1. Metrics Namespace

  • Goku had a fixed set of properties for the metrics stored, such as in memory storage for recent data and disk storage for older data.
  • Metrics can belong to multiple namespaces, each with different storage configurations.
  • Namespace configurations are stored in a dynamic shared config file watched by all hosts in the Goku ecosystem.
  • Data points are forwarded to Kafka topics based on the namespace configuration.
  • The Observability team used these features to reduce the number of time series stored in GokuS by 37%.
  • The reduction in stored data resulted in disk usage reduction on GokuL hosts.

2. Cost Savings

  • The Observability team analyzed metrics data and determined that a subset of older data did not need to be stored at host granularity.
  • With the help of features provided by Goku, the team reduced the number of time series stored in GokuS from 16B to ~10B.
  • This reduction in stored data led to cost savings for the client team.
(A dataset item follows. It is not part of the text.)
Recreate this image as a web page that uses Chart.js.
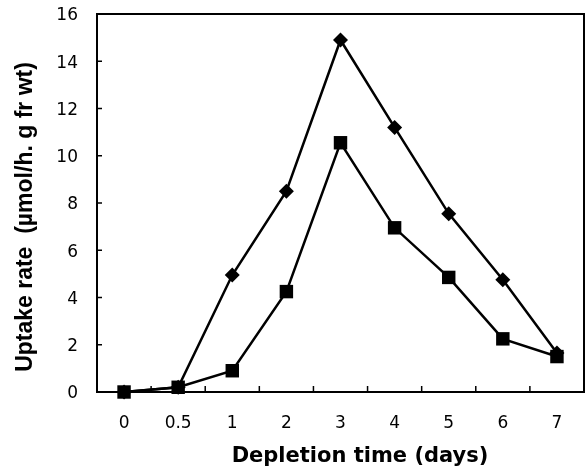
<!DOCTYPE html>
<html>
<head>
<meta charset="utf-8">
<script src="https://cdn.jsdelivr.net/npm/chart.js@4"></script>
<style>
  html, body { margin: 0; padding: 0; background: #fff; }
</style>
</head>
<body>
<canvas id="uptakeChart" width="585" height="471"></canvas>
<script>
const days = ['0', '0.5', '1', '2', '3', '4', '5', '6', '7'];
const diamondSeries = [0, 0.2, 4.95, 8.5, 14.9, 11.2, 7.55, 4.75, 1.65];
const squareSeries = [0, 0.2, 0.9, 4.25, 10.55, 6.95, 4.85, 2.25, 1.5];
const yMin = 0;
const yMax = 16;
const yStep = 2;
const xTitle = 'Depletion time (days)';
const yTitle = 'Uptake rate  (µmol/h. g fr wt)';

// box round the plot, inward tick marks and the two axis titles
const frame = {
  id: 'frame',
  beforeDatasetsDraw(chart) {
    const { ctx, chartArea: a, scales: { x, y } } = chart;
    ctx.save();
    ctx.strokeStyle = '#000';
    ctx.lineWidth = 2;
    ctx.strokeRect(a.left, a.top, a.right - a.left, a.bottom - a.top);
    ctx.lineWidth = 1.5;
    ctx.beginPath();
    for (let v = yMin + yStep; v < yMax; v += yStep) {
      const py = y.getPixelForValue(v);
      ctx.moveTo(a.left, py);
      ctx.lineTo(a.left + 5, py);
    }
    for (let i = 0; i < days.length - 1; i++) {
      const px = (x.getPixelForValue(i) + x.getPixelForValue(i + 1)) / 2;
      ctx.moveTo(px, a.bottom);
      ctx.lineTo(px, a.bottom - 6);
    }
    ctx.stroke();
    ctx.restore();
  },
  afterDraw(chart) {
    const ctx = chart.ctx;
    ctx.save();
    ctx.fillStyle = '#000';
    ctx.textAlign = 'center';
    ctx.textBaseline = 'alphabetic';
    ctx.font = 'bold 21px "DejaVu Sans"';
    ctx.fillText(xTitle, 360, 462);
    ctx.translate(32, 217);
    ctx.rotate(-Math.PI / 2);
    ctx.font = 'bold 23px "Liberation Sans"';
    ctx.fillText(yTitle, 0, 0);
    ctx.restore();
  }
};

const ctx = document.getElementById('uptakeChart').getContext('2d');

new Chart(ctx, {
  type: 'line',
  data: {
    labels: days,
    datasets: [
      {
        label: 'square',
        data: squareSeries,
        borderColor: '#000',
        backgroundColor: '#000',
        borderWidth: 2.5,
        pointStyle: 'rect',
        pointRadius: 9.5,
        pointBorderWidth: 0,
        tension: 0,
        clip: false,
      },
      {
        label: 'diamond',
        data: diamondSeries,
        borderColor: '#000',
        backgroundColor: '#000',
        borderWidth: 2.5,
        pointStyle: 'rectRot',
        pointRadius: 7.5,
        pointBorderWidth: 0,
        tension: 0,
        clip: false,
      },
    ],
  },
  options: {
    responsive: false,
    animation: false,
    layout: { autoPadding: false, padding: { top: 14, right: 1, left: 0, bottom: 0 } },
    plugins: {
      legend: { display: false },
      tooltip: { enabled: false },
    },
    scales: {
      x: {
        offset: true,
        grid: { display: false, drawTicks: false },
        border: { display: false },
        ticks: {
          color: '#000',
          padding: 21,
          font: { family: 'DejaVu Sans', size: 17 },
        },
        afterFit(scale) {
          scale.height = 79;
          scale.paddingLeft = 0;
          scale.paddingRight = 0;
        },
      },
      y: {
        min: yMin,
        max: yMax,
        grid: { display: false, drawTicks: false },
        border: { display: false },
        ticks: {
          stepSize: yStep,
          color: '#000',
          padding: 19,
          labelOffset: 2,
          font: { family: 'DejaVu Sans', size: 17 },
        },
        afterFit(scale) {
          scale.width = 97;
          scale.paddingTop = 0;
          scale.paddingBottom = 0;
        },
      },
    },
  },
  plugins: [frame],
});
</script>
</body>
</html>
3. Architecture Changes/Fixes For Cost Reduction

  • Improvements and changes were made in the Goku architecture, including design and code improvements in GokuS, Goku Compactor, and Goku Ingestor.
  • Process memory analysis in GokuS revealed that metric name strings were consuming a large amount of host memory.
  • Tracking the cumulative size of metric name strings showed that ~12 GB per host and ~8TB per Goku cluster in host memory was consumed by these strings.
  • Cluster machine hardware evaluation was conducted for GokuS, Goku Compactor, and GokuL to optimize resource usage and reduce costs.